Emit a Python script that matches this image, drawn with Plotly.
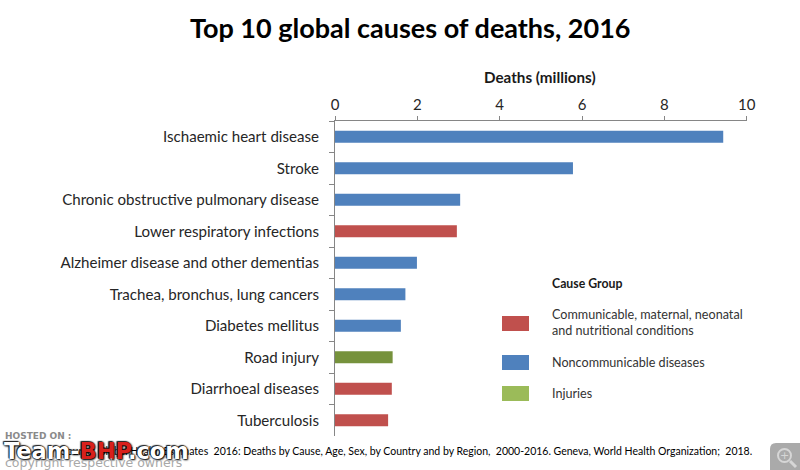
import plotly.graph_objects as go

causes = ["Ischaemic heart disease", "Stroke", "Chronic obstructive pulmonary disease",
          "Lower respiratory infections", "Alzheimer disease and other dementias",
          "Trachea, bronchus, lung cancers", "Diabetes mellitus", "Road injury",
          "Diarrhoeal diseases", "Tuberculosis"]
deaths = [9.43, 5.78, 3.04, 2.96, 1.99, 1.71, 1.60, 1.40, 1.38, 1.29]
groups = ["N", "N", "N", "C", "N", "N", "N", "I", "C", "C"]
bar_colors = {"N": "#4f81bd", "C": "#c0504d", "I": "#76923c"}
x_ticks = [0, 2, 4, 6, 8, 10]
legend_items = [("Communicable, maternal, neonatal<br>and nutritional conditions", "#c0504d", 323),
                ("Noncommunicable diseases", "#4f81bd", 362),
                ("Injuries", "#9bbb59", 393)]
source = ("Source: Global Health Estimates  2016: Deaths by Cause, Age, Sex, by Country and by Region, "
          " 2000-2016. Geneva, World Health Organization;  2018.")

W, H = 800, 470
FONT = "Lato"
px = lambda x: x / W
py = lambda y: 1 - y / H

fig = go.Figure(go.Bar(
    x=deaths, y=causes, orientation="h",
    marker=dict(color=[bar_colors[g] for g in groups], line_width=0),
    width=0.38, showlegend=False, hoverinfo="skip"))

fig.update_layout(
    width=W, height=H, margin=dict(l=0, r=0, t=0, b=0, autoexpand=False),
    paper_bgcolor="white", plot_bgcolor="white",
    font=dict(family=FONT, color="#262626"),
    xaxis=dict(domain=[px(335), px(746.7)], range=[0, 10], side="top", anchor="y",
               tickmode="array", tickvals=x_ticks, ticks="outside", ticklen=4, tickcolor="#868686",
               showline=True, linecolor="#868686", linewidth=1, showgrid=False, zeroline=False,
               tickfont=dict(size=15, color="#262626")),
    yaxis=dict(domain=[py(436), py(121)], autorange="reversed", type="category", tickson="boundaries",
               ticks="outside", ticklen=5, tickcolor="#868686", showline=True, linecolor="#868686",
               linewidth=1, showgrid=False, ticklabelstandoff=12,
               tickfont=dict(size=15.1, color="#262626")),
)

def note(text, x, y, size, color="#1a1a1a", anchor="left", family=FONT, shadow=None, **kw):
    font = dict(size=size, color=color, family=family)
    if shadow:
        font["shadow"] = shadow
    fig.add_annotation(text=text, x=px(x), y=py(y), xref="paper", yref="paper", xanchor=anchor,
                       yanchor="middle", showarrow=False, align="left", font=font, **kw)

note("<b>Top 10 global causes of deaths, 2016</b>", 410, 28, 27, "#000000", "center")
note("<b>Deaths (millions)</b>", 540, 77, 15.2, "#1a1a1a", "center")
note("<b>Cause Group</b>", 550, 283, 12.3)

for label, color, yc in legend_items:
    fig.add_shape(type="rect", xref="paper", yref="paper", x0=px(502), x1=px(529),
                  y0=py(yc + 8), y1=py(yc - 7), fillcolor=color, line_width=0)
    note(label, 550, yc - 1 if "<br>" in label else yc, 12.6, "#333333")

note(source, 754, 451, 10.5, "#000000", "right")

# Host watermark and viewer badge
note("<b>HOSTED ON :</b>", 3, 436, 9, "#8a8a8a", family="DejaVu Sans")
note("<b>Team-<span style='color:#d8201c'>BHP</span>.com</b>", 2, 451, 22.5, "#ffffff", family="DejaVu Sans",
     shadow="0 0 1px #000000, 0 0 2px #000000, 1px 1px 2px #000000, -1px -1px 1px #333333")
note("copyright respective owners", 3, 462, 12.5, "#a8a8a8", family="DejaVu Sans")

badge = f"M {px(800)},{py(470)} L {px(770)},{py(470)} L {px(770)},{py(449)} Q {px(770)},{py(443)} {px(776)},{py(443)} L {px(800)},{py(443)} Z"
fig.add_shape(type="path", xref="paper", yref="paper", path=badge, fillcolor="#aaaaaa", line_width=0)
fig.add_shape(type="circle", xref="paper", yref="paper", x0=px(778), x1=px(791), y0=py(462), y1=py(449),
              line=dict(color="#d6d6d6", width=2), fillcolor="rgba(0,0,0,0)")
fig.add_shape(type="line", xref="paper", yref="paper", x0=px(790), x1=px(796), y0=py(461), y1=py(467),
              line=dict(color="#d6d6d6", width=3))
note("+", 784.5, 455.5, 11, "#d6d6d6", "center", family="DejaVu Sans")

fig.write_html("out.html", post_script="document.body.style.margin='0';",
               config={"displayModeBar": False})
▬▬▬▬▬▬
(Task prompt)
Without the pictures, please reproduce each line of the listing above exactly, from the first one through the line bearing "py = lambda y: 1 - y / H".

(Solved exercise)
Emit a Python script that matches this image, drawn with Plotly.
import plotly.graph_objects as go

causes = ["Ischaemic heart disease", "Stroke", "Chronic obstructive pulmonary disease",
          "Lower respiratory infections", "Alzheimer disease and other dementias",
          "Trachea, bronchus, lung cancers", "Diabetes mellitus", "Road injury",
          "Diarrhoeal diseases", "Tuberculosis"]
deaths = [9.43, 5.78, 3.04, 2.96, 1.99, 1.71, 1.60, 1.40, 1.38, 1.29]
groups = ["N", "N", "N", "C", "N", "N", "N", "I", "C", "C"]
bar_colors = {"N": "#4f81bd", "C": "#c0504d", "I": "#76923c"}
x_ticks = [0, 2, 4, 6, 8, 10]
legend_items = [("Communicable, maternal, neonatal<br>and nutritional conditions", "#c0504d", 323),
                ("Noncommunicable diseases", "#4f81bd", 362),
                ("Injuries", "#9bbb59", 393)]
source = ("Source: Global Health Estimates  2016: Deaths by Cause, Age, Sex, by Country and by Region, "
          " 2000-2016. Geneva, World Health Organization;  2018.")

W, H = 800, 470
FONT = "Lato"
px = lambda x: x / W
py = lambda y: 1 - y / H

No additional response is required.